> **Input data**:
____________
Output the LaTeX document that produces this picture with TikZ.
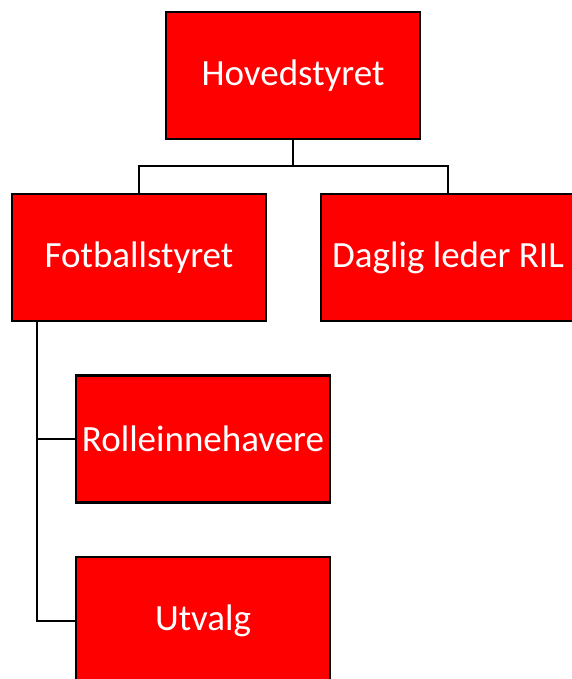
____________
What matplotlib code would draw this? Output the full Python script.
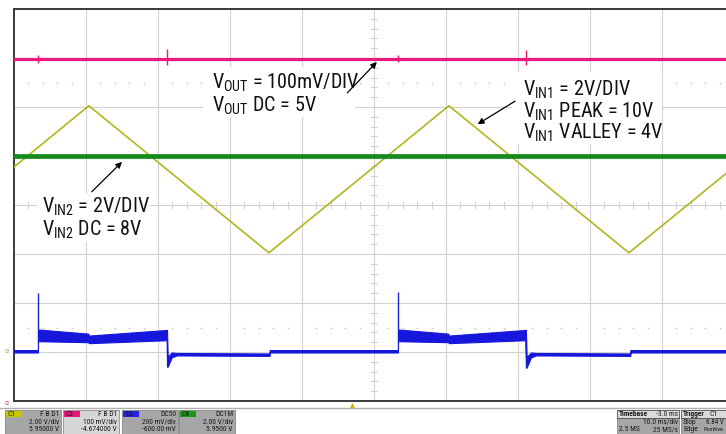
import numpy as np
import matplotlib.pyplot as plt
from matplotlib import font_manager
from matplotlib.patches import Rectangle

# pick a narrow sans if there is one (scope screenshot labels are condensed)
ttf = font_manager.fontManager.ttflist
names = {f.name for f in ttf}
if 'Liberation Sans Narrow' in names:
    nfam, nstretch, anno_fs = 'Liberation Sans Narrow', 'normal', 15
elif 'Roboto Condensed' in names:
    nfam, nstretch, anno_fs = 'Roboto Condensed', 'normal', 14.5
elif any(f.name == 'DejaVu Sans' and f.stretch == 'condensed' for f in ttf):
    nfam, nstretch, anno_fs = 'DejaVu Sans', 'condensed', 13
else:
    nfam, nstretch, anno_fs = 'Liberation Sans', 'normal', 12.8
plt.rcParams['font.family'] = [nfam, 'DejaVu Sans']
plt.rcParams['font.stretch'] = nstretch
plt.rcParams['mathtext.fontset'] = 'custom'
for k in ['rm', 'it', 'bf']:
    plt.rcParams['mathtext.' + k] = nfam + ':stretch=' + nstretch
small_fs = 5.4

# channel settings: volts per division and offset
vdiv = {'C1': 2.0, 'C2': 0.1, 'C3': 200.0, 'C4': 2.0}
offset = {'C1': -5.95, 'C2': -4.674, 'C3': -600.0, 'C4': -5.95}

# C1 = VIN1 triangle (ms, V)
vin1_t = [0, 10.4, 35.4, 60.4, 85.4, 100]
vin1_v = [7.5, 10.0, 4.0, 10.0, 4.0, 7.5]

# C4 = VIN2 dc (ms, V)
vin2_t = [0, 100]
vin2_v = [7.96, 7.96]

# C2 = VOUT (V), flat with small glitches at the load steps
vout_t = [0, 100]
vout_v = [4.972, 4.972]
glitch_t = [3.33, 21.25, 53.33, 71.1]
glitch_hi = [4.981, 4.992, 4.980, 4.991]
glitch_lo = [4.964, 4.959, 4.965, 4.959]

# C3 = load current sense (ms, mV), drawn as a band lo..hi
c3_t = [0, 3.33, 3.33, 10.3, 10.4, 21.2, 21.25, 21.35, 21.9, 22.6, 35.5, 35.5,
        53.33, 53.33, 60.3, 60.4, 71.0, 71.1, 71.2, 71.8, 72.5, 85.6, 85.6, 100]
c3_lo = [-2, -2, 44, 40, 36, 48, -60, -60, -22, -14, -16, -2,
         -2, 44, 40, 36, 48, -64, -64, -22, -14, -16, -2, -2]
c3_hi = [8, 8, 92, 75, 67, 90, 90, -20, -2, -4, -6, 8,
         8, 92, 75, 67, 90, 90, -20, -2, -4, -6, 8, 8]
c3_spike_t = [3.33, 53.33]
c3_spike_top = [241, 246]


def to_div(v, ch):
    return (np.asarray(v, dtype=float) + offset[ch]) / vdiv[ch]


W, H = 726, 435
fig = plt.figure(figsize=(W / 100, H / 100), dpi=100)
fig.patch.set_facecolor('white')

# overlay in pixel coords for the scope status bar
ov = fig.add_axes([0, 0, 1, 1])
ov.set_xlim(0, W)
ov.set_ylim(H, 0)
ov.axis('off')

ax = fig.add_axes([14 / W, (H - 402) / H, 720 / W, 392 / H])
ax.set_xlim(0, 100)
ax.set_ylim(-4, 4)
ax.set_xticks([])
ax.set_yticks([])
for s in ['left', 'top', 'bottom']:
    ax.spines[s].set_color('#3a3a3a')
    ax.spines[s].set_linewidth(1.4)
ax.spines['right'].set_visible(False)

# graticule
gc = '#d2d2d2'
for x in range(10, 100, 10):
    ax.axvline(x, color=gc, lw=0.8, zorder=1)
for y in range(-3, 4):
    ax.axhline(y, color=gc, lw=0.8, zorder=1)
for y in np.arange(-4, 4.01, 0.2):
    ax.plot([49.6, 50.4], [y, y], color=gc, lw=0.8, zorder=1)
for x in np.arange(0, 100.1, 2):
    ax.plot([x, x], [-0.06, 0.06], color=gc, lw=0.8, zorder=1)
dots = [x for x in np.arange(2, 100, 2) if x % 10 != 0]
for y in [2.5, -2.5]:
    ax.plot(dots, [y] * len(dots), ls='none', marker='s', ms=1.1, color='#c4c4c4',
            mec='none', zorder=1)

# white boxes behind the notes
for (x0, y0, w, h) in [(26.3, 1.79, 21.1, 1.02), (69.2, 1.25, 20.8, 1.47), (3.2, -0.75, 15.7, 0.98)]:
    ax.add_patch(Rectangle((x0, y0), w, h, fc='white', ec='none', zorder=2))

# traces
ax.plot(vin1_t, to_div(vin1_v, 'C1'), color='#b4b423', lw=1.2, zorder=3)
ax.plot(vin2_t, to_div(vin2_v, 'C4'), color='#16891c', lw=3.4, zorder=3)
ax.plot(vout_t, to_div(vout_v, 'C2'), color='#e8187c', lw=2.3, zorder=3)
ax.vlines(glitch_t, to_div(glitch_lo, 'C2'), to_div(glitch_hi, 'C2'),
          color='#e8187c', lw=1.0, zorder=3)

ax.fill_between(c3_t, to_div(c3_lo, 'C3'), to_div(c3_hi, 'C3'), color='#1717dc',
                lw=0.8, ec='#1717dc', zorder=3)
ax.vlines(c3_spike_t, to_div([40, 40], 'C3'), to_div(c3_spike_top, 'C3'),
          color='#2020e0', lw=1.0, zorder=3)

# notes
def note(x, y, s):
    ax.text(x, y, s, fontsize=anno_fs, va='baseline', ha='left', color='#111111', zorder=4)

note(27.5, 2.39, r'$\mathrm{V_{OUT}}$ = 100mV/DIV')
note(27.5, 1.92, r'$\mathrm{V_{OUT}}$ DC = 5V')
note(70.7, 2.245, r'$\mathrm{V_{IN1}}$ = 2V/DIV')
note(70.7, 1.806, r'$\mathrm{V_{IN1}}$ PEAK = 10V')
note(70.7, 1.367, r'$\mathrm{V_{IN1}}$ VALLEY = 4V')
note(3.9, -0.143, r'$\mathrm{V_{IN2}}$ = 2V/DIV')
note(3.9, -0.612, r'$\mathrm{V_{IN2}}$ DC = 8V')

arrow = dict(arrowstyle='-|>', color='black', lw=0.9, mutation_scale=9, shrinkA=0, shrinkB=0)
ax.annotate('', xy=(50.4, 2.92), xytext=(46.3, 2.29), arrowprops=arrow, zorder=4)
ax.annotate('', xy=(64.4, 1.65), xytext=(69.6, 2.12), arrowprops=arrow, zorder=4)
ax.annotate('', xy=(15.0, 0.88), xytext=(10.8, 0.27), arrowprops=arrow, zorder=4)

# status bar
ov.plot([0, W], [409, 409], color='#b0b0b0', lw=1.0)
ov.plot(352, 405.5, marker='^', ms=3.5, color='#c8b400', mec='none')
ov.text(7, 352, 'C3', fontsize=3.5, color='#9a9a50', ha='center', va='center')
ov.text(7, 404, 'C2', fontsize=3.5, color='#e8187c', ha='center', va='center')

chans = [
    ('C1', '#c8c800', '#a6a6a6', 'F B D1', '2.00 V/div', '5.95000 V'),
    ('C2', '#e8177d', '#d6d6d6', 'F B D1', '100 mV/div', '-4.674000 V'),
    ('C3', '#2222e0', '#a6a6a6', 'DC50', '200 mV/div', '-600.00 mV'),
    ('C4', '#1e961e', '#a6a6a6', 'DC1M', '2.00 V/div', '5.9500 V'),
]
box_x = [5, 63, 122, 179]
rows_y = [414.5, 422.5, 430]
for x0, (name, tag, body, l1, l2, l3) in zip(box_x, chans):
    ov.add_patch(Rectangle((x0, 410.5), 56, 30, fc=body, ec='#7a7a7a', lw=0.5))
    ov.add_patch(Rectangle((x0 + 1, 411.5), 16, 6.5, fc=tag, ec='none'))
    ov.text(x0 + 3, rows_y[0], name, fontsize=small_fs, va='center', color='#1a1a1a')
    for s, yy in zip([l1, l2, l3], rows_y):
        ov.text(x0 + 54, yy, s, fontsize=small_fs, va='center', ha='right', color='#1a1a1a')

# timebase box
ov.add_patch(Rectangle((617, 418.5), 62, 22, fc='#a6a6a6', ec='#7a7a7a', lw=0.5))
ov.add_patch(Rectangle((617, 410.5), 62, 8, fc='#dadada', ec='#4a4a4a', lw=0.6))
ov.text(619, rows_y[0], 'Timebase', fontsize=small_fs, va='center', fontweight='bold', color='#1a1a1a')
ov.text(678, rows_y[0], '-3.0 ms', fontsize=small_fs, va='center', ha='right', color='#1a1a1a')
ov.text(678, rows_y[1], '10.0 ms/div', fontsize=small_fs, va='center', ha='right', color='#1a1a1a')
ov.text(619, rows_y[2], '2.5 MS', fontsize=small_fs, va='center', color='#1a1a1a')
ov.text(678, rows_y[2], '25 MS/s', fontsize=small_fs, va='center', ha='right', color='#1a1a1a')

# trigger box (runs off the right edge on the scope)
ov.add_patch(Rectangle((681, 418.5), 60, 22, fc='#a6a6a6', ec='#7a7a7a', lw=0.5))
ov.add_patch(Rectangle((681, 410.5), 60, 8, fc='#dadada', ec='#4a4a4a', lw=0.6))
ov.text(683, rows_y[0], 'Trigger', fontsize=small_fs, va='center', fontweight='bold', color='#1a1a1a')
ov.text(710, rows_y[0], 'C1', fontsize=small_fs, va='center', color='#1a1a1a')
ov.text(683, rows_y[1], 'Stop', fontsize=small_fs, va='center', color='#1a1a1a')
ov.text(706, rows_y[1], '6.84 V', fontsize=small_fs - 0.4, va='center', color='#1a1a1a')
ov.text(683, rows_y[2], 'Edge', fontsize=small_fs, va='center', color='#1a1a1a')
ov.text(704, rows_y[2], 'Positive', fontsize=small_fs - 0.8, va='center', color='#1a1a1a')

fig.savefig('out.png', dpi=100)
____________
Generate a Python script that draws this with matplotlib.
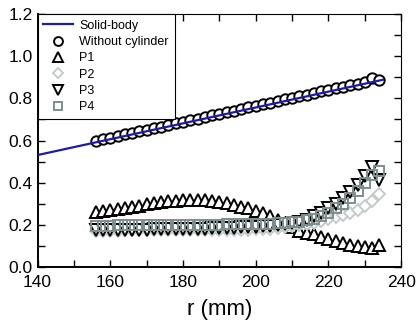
____________
> **Required task**:
Each line of the data that includes the word "script" counts once; report the total and nothing more.

> **Output below**:
2